Tim Dog spent the subsequent decade recording little-heard or acknowledged albums (including 2003’s Immortal and 2007’s BX Warrior), and “developing” talent in the Atlanta area. Kool Keith recently said in an interview with the Combat Jack Podcast that Iggy Azalea “worked” for Tim Dog, hinting that he employed her as an escort. Word of Tim Dog next resurfaced in 2011, after he filed an Alford plea to grand larceny after scamming a woman out of $32,000 in an online dating scam. He reportedly told the woman the money was for the release of a Tim Dog boxset. It was all part of Tim Dog’s alleged second career as a grifter. He was sentenced to five years’ probation and ordered to repay the woman $19,000 in restitution.
When Tim Dog died of complications due to diabetes in 2013, his passing became a source of even more controversy, as there were reports of him faking his own death to get out his restitution payments. His funeral was cancelled, his autopsy report and death certificate were suddenly unavailable, even the obituary that had run in The Source magazine disappeared.
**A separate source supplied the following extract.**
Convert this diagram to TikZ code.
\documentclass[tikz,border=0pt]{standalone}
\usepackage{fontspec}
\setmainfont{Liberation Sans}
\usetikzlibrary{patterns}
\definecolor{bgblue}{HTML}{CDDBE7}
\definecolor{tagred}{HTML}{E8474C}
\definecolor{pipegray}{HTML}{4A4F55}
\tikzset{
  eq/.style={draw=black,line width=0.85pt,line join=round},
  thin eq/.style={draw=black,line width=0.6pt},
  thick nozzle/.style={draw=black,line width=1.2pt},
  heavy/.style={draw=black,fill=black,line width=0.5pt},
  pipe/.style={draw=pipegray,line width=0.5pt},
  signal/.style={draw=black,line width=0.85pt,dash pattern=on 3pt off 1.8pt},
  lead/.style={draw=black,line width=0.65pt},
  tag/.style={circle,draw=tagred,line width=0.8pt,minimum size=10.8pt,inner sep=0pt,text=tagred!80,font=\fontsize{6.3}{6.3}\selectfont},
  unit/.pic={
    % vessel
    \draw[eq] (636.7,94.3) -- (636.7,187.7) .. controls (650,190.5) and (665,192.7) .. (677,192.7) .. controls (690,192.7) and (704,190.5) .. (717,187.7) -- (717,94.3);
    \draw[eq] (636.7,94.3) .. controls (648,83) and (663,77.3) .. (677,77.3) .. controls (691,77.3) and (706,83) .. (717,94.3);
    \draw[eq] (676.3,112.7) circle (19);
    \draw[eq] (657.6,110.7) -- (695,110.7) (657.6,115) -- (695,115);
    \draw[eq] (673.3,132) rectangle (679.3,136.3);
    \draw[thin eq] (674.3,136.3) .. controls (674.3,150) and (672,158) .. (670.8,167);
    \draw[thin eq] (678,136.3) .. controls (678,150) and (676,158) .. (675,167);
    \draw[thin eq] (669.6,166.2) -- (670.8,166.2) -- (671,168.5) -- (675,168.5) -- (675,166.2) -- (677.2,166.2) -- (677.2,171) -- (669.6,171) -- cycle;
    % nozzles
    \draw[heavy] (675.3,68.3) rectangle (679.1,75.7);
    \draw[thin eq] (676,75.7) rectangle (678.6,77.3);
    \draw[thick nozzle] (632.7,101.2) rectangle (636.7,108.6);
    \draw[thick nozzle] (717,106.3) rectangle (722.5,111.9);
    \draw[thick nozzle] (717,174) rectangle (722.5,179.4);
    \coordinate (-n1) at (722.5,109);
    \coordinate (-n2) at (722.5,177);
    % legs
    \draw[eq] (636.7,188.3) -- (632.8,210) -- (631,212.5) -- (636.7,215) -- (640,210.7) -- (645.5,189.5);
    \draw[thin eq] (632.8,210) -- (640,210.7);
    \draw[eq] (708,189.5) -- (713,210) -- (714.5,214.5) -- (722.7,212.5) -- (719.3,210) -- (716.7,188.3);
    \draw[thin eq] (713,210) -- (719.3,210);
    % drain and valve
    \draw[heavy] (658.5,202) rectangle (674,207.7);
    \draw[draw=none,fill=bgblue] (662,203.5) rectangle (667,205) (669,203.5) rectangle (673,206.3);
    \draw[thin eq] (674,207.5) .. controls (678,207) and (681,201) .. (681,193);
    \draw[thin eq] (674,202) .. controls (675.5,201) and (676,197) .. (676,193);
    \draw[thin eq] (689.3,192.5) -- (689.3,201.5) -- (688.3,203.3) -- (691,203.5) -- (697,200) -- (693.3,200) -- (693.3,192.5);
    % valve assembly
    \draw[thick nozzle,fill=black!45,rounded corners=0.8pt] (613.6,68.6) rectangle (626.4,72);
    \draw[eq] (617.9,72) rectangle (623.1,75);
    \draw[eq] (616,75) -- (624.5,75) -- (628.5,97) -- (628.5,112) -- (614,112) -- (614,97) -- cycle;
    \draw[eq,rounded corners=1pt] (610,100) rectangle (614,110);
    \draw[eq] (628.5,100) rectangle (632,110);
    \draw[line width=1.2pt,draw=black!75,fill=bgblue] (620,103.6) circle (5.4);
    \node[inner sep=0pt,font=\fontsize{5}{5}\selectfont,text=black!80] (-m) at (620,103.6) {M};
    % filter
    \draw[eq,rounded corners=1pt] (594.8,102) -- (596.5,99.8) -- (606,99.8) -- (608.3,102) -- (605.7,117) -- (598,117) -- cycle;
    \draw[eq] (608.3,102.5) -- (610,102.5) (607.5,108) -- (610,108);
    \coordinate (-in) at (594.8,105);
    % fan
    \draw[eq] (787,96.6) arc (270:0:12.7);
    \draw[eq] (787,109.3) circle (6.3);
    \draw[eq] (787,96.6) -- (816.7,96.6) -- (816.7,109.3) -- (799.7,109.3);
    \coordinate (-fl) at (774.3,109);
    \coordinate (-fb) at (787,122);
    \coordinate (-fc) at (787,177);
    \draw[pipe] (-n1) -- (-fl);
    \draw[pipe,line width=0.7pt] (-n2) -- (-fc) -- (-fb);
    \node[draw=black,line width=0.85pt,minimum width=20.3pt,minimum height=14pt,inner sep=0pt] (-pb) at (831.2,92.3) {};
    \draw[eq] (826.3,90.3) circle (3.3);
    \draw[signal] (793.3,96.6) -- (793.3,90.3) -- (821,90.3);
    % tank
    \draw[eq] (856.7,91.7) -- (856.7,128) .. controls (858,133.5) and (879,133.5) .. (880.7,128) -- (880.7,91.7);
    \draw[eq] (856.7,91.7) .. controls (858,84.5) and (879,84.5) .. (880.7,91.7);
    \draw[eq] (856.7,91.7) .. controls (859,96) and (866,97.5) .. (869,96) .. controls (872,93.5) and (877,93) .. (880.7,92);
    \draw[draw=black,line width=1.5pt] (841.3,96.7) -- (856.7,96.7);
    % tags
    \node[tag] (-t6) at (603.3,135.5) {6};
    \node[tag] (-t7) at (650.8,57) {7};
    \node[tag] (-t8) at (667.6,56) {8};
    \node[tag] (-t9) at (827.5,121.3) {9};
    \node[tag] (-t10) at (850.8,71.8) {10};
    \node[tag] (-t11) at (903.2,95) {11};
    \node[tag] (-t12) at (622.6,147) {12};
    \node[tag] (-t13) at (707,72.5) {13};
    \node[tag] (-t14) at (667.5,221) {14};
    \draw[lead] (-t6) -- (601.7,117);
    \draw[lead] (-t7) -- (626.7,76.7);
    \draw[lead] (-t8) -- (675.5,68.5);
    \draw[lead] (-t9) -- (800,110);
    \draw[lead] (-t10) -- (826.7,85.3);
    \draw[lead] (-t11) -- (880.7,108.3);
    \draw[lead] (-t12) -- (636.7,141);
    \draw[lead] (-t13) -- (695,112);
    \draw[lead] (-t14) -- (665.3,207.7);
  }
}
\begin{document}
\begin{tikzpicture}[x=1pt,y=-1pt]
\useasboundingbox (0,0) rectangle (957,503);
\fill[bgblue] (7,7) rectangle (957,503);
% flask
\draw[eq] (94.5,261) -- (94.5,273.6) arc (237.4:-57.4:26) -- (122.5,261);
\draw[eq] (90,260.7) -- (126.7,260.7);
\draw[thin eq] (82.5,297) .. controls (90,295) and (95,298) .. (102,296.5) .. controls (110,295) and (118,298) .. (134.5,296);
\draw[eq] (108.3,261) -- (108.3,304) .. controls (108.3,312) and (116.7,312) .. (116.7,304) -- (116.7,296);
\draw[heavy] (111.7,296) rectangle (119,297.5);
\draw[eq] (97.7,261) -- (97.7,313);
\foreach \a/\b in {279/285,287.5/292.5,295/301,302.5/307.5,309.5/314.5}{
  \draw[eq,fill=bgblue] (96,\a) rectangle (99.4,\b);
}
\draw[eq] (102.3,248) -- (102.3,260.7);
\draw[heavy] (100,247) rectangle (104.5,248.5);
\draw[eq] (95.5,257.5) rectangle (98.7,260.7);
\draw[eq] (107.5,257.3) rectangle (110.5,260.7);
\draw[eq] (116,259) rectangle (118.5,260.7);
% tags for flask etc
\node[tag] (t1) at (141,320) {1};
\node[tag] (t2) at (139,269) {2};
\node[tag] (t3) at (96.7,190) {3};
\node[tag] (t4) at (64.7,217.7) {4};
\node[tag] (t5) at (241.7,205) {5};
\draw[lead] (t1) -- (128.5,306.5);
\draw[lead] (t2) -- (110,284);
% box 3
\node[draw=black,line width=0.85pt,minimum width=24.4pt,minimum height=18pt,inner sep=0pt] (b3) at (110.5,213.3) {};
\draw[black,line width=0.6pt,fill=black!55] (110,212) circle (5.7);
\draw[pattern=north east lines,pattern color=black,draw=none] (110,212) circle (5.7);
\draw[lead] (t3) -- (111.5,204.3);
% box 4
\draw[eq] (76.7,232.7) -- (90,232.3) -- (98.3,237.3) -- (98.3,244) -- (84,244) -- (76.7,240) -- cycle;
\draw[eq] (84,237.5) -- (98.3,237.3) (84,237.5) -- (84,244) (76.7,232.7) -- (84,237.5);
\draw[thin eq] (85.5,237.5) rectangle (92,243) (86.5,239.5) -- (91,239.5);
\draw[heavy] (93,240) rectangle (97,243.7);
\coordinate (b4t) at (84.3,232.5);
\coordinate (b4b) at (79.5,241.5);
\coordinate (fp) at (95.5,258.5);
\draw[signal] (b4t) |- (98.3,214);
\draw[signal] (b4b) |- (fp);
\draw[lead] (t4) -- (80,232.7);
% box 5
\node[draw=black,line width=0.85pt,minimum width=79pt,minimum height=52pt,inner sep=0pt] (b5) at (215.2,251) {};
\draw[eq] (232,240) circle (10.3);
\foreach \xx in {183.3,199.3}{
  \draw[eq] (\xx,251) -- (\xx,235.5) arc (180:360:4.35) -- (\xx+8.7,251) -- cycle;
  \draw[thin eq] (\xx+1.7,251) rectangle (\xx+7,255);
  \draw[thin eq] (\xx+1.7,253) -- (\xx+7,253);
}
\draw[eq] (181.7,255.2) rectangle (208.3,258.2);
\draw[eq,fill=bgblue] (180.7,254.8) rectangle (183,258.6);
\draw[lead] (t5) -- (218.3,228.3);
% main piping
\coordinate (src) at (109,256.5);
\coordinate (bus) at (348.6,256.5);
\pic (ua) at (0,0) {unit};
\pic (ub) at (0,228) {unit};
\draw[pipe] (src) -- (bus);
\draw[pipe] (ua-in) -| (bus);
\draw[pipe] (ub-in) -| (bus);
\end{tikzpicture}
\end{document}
Noisey featured an in-depth article about the sordid tale, cataloging the weird inconsistencies and shady characters Tim Dog associated with towards the end. However, a year and a half later NBC News found his death certificate, which noted he died while in hospice care in Atlanta, ending the speculation.
Rappers like Tim Dog rarely exist anymore. What amounts to most rap beefs these days usually stem from bruised egos over trivial slights. These days, most “dis tracks” amount to six minutes of whining. The rough edges and unpolished finishes that used to thrive in hip-hop music have largely been smoothed over. Penicillin on Wax harkens back to an era when rappers were all too happy to offend anyone and everyone. Now we live in more enlightened times, but it’s easy to miss an emcee who really didn’t give a fuck.